Building the Intent Landscape of Real-World Conversational Corpora with Extractive Question-Answering Transformers
This addresses the need for companies in customer service to automate intent extraction from real-world dialogues, though it is incremental as it builds on existing models and methods.
The paper tackles the problem of automatically mapping intents from noisy conversational data, proposing an unsupervised pipeline that extracts intents and their taxonomy using an extractive QA model and clustering, achieving over 85% linguistic validation and 94.3% average recall on benchmark datasets.
For companies with customer service, mapping intents inside their conversational data is crucial in building applications based on natural language understanding (NLU).
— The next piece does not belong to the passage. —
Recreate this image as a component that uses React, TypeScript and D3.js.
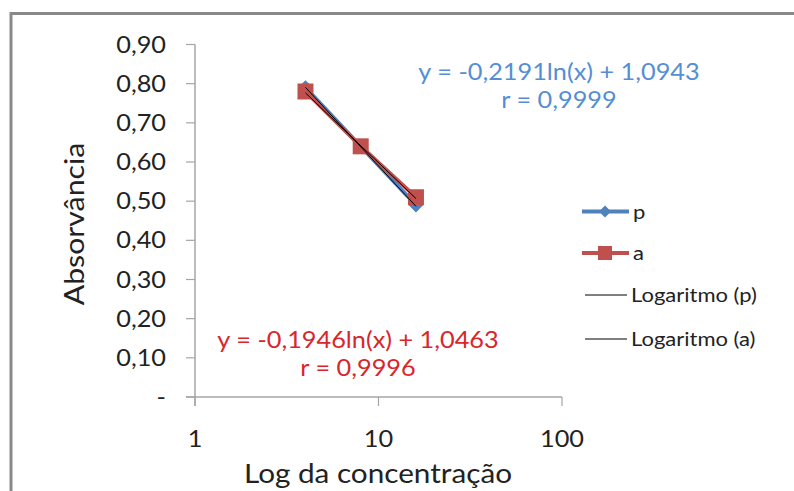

Nevertheless, there is no established automated technique to gather the intents from noisy online chats or voice transcripts. Simple clustering approaches are not suited to intent-sparse dialogues. To solve this intent-landscape task, we propose an unsupervised pipeline that extracts the intents and the taxonomy of intents from real-world dialogues. Our pipeline mines intent-span candidates with an extractive Question-Answering Electra model and leverages sentence embeddings to apply a low-level density clustering followed by a top-level hierarchical clustering. Our results demonstrate the generalization ability of an ELECTRA large model fine-tuned on the SQuAD2 dataset to understand dialogues. With the right prompting question, this model achieves a rate of linguistic validation on intent spans beyond 85%. We furthermore reconstructed the intent schemes of five domains from the MultiDoGo dataset with an average recall of 94.3%.